Omit every picture, and retype the lines that run from the beginning of the data below through the line containing "W, H = 1080, 1248", inclusive.

* DATA EXCERPT *
....

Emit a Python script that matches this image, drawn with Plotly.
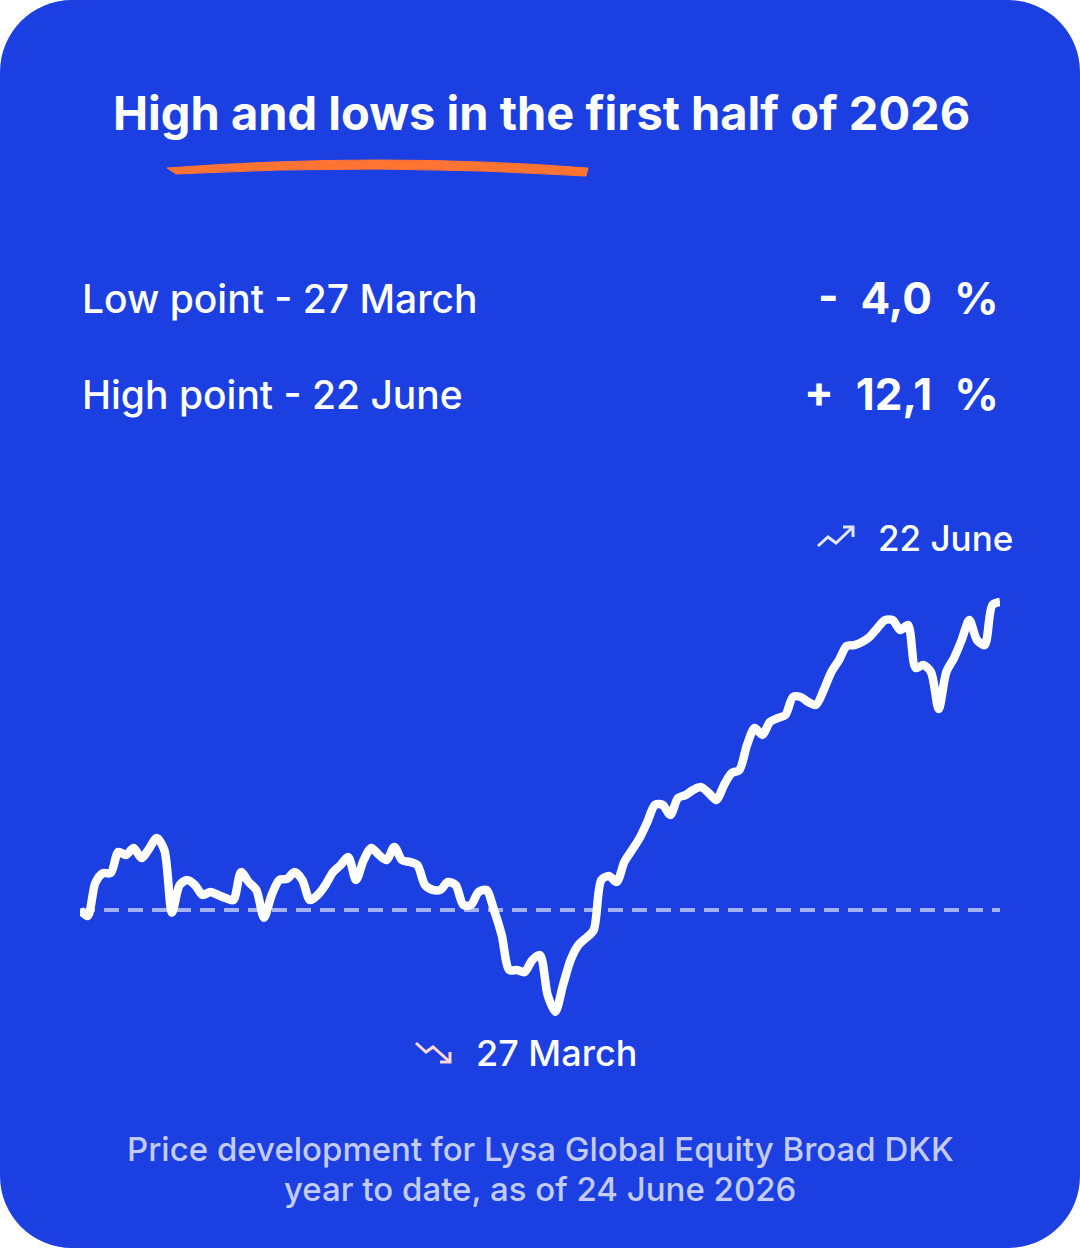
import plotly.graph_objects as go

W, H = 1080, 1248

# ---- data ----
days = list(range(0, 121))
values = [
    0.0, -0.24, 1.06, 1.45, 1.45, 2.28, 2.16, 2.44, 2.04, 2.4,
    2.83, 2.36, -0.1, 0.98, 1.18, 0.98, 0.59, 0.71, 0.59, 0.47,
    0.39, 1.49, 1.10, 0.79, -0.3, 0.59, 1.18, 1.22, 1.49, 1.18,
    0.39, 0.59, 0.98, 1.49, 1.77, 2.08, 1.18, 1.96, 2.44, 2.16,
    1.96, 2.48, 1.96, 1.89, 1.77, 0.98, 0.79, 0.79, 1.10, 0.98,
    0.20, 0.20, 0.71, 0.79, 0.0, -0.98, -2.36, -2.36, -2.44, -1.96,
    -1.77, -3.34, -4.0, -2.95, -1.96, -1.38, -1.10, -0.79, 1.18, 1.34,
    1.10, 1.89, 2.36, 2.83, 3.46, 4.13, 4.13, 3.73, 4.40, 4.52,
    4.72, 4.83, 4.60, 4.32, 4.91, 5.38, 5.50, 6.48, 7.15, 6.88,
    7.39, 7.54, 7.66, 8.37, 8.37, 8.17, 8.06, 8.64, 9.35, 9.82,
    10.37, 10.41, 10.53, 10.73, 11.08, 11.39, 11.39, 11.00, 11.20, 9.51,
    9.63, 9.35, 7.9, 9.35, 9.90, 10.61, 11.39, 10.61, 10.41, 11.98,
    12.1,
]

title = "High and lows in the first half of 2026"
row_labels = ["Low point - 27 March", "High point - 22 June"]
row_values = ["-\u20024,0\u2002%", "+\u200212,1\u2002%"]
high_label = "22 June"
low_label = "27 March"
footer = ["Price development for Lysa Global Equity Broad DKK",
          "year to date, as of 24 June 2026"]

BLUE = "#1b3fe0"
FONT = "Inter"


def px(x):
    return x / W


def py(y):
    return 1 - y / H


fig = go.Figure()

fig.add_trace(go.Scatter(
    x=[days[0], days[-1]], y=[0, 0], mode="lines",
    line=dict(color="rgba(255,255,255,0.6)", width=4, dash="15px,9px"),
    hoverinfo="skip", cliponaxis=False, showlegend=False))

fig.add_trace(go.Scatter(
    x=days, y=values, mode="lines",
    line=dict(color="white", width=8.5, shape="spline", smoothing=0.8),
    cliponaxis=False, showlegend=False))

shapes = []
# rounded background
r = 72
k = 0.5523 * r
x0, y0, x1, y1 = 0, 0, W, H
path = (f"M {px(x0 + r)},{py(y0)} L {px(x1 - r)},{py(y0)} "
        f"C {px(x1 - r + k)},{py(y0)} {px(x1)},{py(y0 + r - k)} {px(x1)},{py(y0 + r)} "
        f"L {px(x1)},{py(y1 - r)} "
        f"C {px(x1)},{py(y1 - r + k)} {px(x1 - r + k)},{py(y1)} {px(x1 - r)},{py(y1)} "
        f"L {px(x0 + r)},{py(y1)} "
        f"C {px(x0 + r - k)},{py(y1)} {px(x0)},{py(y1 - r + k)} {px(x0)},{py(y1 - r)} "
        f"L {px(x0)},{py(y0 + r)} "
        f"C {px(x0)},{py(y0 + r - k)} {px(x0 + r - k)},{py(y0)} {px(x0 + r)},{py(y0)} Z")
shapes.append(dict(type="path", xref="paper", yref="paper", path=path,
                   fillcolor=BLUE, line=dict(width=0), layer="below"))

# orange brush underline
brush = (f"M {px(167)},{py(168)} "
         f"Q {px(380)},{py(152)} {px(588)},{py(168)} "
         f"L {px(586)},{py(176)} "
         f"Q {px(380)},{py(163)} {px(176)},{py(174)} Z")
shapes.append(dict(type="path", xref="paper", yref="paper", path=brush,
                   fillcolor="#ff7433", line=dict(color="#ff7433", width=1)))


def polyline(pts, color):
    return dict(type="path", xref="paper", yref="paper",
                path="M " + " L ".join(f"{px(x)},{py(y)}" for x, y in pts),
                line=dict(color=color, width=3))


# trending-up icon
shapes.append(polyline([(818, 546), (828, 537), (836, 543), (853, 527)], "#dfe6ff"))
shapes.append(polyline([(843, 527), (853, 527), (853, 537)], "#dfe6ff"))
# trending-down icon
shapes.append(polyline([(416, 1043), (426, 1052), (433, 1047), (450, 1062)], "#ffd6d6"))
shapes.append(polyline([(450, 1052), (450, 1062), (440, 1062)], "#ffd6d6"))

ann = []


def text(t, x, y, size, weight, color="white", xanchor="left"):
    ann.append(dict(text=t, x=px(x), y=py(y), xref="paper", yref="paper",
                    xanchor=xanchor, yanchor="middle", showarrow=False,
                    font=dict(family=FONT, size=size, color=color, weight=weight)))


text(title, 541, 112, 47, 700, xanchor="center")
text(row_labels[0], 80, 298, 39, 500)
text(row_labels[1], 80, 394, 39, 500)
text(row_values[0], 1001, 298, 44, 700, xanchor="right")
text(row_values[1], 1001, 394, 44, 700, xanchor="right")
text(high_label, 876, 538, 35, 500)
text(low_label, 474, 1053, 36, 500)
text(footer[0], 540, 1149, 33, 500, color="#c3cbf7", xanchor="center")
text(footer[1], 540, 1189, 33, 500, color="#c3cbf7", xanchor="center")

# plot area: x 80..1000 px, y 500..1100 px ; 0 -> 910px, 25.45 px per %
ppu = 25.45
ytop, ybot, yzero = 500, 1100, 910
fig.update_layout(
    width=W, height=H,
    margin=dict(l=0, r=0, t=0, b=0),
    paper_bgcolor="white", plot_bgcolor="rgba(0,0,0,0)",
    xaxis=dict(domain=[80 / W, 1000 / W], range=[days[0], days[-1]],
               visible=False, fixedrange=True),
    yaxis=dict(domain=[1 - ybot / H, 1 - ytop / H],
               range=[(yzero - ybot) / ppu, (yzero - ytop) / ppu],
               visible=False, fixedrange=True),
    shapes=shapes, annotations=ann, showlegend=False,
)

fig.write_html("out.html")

....

* SOLVED EXERCISE *
Emit a Python script that matches this image, drawn with Plotly.
import plotly.graph_objects as go

W, H = 1080, 1248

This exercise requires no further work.